Monday, March 27, 2017

Thread of Suspicion

Thread of Suspicion is the second of a six-book series by the rather prolific crime writer, Jeff Shelby. The first book, Thread of Fear, was a well-written story that had a cliff-hanging ending (see my review). I was already invested in Shelby’s characters, so of course I jumped right into this book which did not leave me disappointed, except for another ending that led me to the third book. Joe Tyler was a cop in Coronado, an island that is just a bridge away from San Diego. His 8-year-old daughter had been kidnapped right out of his front yard. He no longer could work as a cop and his marriage came undone as he spent the next eight years searching for his lost Elizabeth. At the end of the first book, as he solved other cases of missing children, he got his first credible evidence that his daughter was alive and living in Minneapolis.

As Joe tried to learn his way around the world of runaway teens in Minneapolis, he encountered Isabel Balzone, a woman who had dedicated herself to helping these teens. She didn’t ask anything of them and just provided them with food, blankets, and other things they needed to survive on the streets. Joe and Isabel were able to help each other, but Joe did not even have his daughter’s current name and address, only an outdated picture of Elizabeth with a friend, a picture that had been taken in Minneapolis. Then he found the friend, and then he figured out a name for Elizabeth (Ellie Corzine), and then her home address. But by the time he got to her home, she had just had a row with her “foster parents” and she had runaway only three days earlier. So the chase was on once again.

Certain of the reality of the chase for Elizabeth this time, unlike so many of the phantom chases he had been on for the last eight years, Joe called his ex-wife Lauren to come to Minneapolis to help. She still lived in Coronado in the house where the kidnapping had occurred.

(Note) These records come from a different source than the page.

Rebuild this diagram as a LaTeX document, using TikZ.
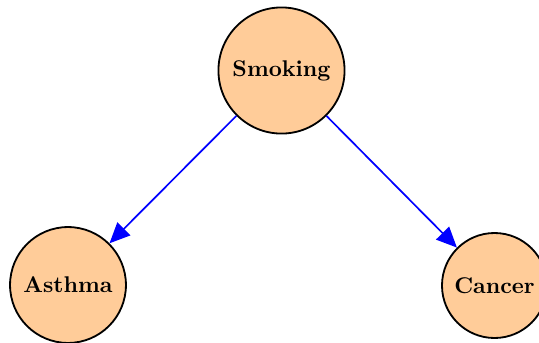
\documentclass[tikz,border=0pt]{standalone}
\usetikzlibrary{arrows.meta}
\definecolor{peach}{RGB}{255,204,153}
\begin{document}
\begin{tikzpicture}[x=0.44pt,y=-0.44pt,
  var/.style={circle,draw=black,fill=peach,line width=0.8pt,inner sep=0pt,font=\bfseries},
  edge/.style={draw=blue,line width=0.75pt,-{Triangle[length=9pt,width=8pt]}}]
\useasboundingbox (0,0) rectangle (539,343);
\node[var,minimum size=55.5pt] (smoking) at (281.5,70.5) {Smoking};
\node[var,minimum size=51pt] (asthma) at (68,285) {Asthma};
\node[var,minimum size=46.2pt] (cancer) at (494.5,285.5) {Cancer};
\draw[edge] (smoking) -- (asthma);
\draw[edge] (smoking) -- (cancer);
\end{tikzpicture}
\end{document}
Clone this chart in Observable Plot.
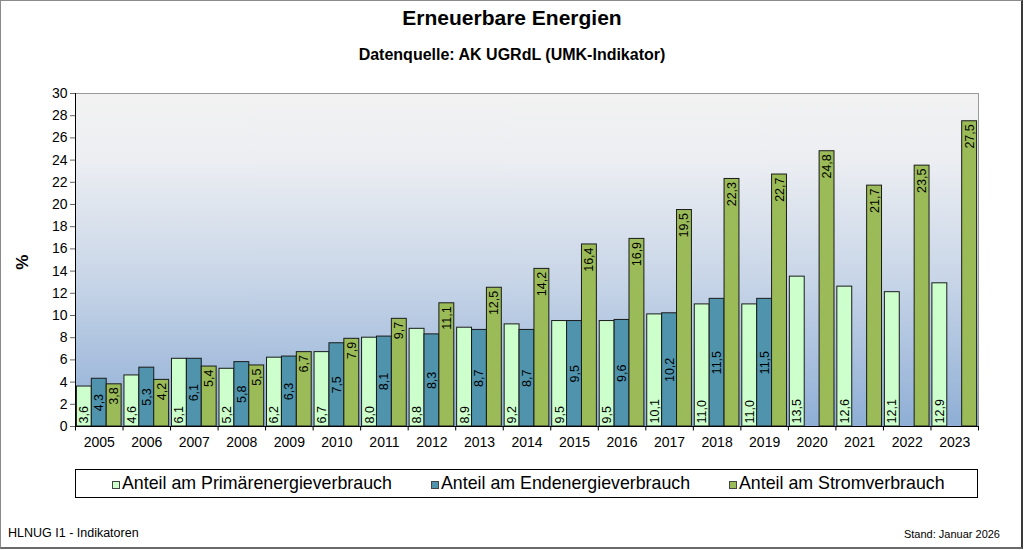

Joe still needed more info, and in order to get it, he agreed to help find the missing son of a dying mob boss, a son who wanted nothing to do with his father. Shelby did a great job intertwining these plots (and more) along with stories of other missing kids. By the end of the book, Joe had begun to suspect that somebody at the Coronado Police Department, people who he had always leaned on for the last eight years to get strands of information about possible sightings of Elizabeth, might have actually been involved in her disappearance. He had never gotten along with Lt. Bazer who had eventually forced Joe out of the department, but what about Mike Lorenzo, Joe’s former mentor who had always seemed to be nearly as desperate to locate Elizabeth (Ellie) as Joe was.


The cliff-hanging ending to this story had multiple unfinished story lines, and I’m not quitting here – I already have the next book, Thread of Betrayal.